The Suffering is Optional

The challenges my children present to me are really tailor-made opportunities for me to develop my own self-awareness, so I can really make some growth...

3 min

Dr. Zev Ballen

Posted on 29.05.23

Why is it so hard to look at our own pasts, and to accept our own “deficiencies” and also to accept our children when we’re seeing a lot of apparently “bad” traits surfacing in them? We have to remember our religious principles, which state that our children are living human souls with a separate unique purpose that is intertwined with ours.

 

There is so much hidden in this one, simple sentence! Who knows how many reincarnations we’re talking about; who you were in a previous life and what you did to the people currently in your life, or vice-versa? Who can guess at what you’re really down here to fix, this time round, and how that’s actually going to happen… The calculations are simply mind-boggling, and unknowable, to us mere mortals. So let’s set out some guidelines that will help us to chart a path through the maze of multi-generational soul corrections, reincarnations and missions in life.

 

The first guideline to remember is that we were once kids, too. We also used to dress and act and behave inappropriately, and believe stupid things. Somehow, most of those “negative” things disappeared once we started to grow up, and the same will be true for our children. So instead of getting caught up with the externals, let’s try to parent with emuna, which means looking under the surface, and asking ourselves: “What’s positive here?”

 

This emuna outlook applies to all of our relationships: instead of immediately jumping to negative conclusions about the other person, we have to take a breath, and remember that everyone has their own model of the world and their own way of doing things, and we have to be respectful of that. For example, if my wife is slower, and is more thoughtful than I am, instead of resenting it, and railing at the fact that she’s slowing me down in all the things I want to do, I have to think to myself that this person that I’m married to is uniquely qualified to help me attain my soul-correction. Who’s the one who really wants me to slow down, and not be in such a mad rush all the time? G-d! That’s why I’m with this woman, that’s why she’s more methodical, and takes much longer to process things than I do – because G-d wants it that way.

 

It’s the same with the kids.

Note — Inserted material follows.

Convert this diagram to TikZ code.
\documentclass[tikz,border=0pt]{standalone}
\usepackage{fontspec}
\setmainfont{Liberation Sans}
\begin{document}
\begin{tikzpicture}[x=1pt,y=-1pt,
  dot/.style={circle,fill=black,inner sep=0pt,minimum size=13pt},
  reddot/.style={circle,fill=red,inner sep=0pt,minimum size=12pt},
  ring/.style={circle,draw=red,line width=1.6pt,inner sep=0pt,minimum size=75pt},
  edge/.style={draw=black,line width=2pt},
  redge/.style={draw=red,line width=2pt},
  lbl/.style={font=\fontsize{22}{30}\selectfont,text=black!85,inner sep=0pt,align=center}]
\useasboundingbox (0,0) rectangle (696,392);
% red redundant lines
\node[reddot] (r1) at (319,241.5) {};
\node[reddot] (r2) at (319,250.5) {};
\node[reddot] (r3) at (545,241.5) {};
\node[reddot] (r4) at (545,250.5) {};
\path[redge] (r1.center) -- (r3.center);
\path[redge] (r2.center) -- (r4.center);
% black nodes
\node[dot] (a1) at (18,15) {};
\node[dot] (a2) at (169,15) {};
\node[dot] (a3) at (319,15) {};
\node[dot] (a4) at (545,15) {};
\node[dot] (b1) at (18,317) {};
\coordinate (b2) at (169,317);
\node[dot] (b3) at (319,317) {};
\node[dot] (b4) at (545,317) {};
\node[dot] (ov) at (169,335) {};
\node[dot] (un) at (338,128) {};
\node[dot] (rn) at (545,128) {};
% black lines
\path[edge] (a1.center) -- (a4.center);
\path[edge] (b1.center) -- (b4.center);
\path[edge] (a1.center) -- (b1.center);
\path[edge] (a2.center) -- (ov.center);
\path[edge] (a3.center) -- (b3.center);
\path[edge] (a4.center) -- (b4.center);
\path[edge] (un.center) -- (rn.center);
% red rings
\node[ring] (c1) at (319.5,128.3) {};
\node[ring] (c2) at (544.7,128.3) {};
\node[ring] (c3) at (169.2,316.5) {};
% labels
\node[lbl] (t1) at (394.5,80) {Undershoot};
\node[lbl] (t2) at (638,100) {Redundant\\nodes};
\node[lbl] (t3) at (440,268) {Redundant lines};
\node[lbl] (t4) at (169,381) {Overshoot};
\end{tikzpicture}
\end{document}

Whatever challenges my children are presenting me with are really just tailor-made opportunities for me to develop my own self-awareness, so I can really achieve some spiritual traction, or growth, in my life. OK, they’ve just spilled yet another quart of milk all over the kitchen floor, or left yet another half-eaten banana under the couch; before I get upset, though, I have to ask myself: “What do I prefer? So-called perfect kids, who never make a mess or answer back, or, to attain my soul correction?” And if our kids never spilled the milk, and our wives never overspent, would we really want to have that “perfect” life, if it meant that at the end of 120 years, we wouldn’t have come close to doing what we were sent down here to do, and correcting our soul? I don’t think so.

 

Let’s add some more nuances to this idea: In life, we all have to endure some pain; pain is part of life! But, there’s a big difference between pain and suffering. Pain is necessary, because used properly, it can always be a trigger for growth and change and improvement; but suffering is optional. Many of us often magnify our pain way beyond what it needs to be. It doesn’t matter what’s causing the pain, it could be an accident, an illness, or a very tight budget. The point is that we only start to suffer from our pain when our expectations don’t match up with Divine Providence, or to put it another way, when what we want out of life doesn’t match up with what G-d wants for us.

 

G-d is giving us the greatest gifts of pain and desperation. If we embrace these gifts, we’re going to end up with a tremendous strength that very few people have today. If we look at pain as something that can catapult us forward, and give us a tremendous “edge” in life, then we’ve just successfully broken the “negative” pattern of pain. If we use the pain properly, we can turn it around to feel happier than we could have imagined, previously. How can we do this? Simple. All we need to say to ourselves is: “I know the pain / setbacks / disappointments are from G-d.”

 

This is how we retrain our thoughts to turn a bad morning into a better afternoon, and a great evening. We tell ourselves: “This pain has been given to me as a gift. It’s painful, yes. But that’s the stimulus that I need right now to help me to grow. I don’t need to add on additional suffering by feeling bad about it all.”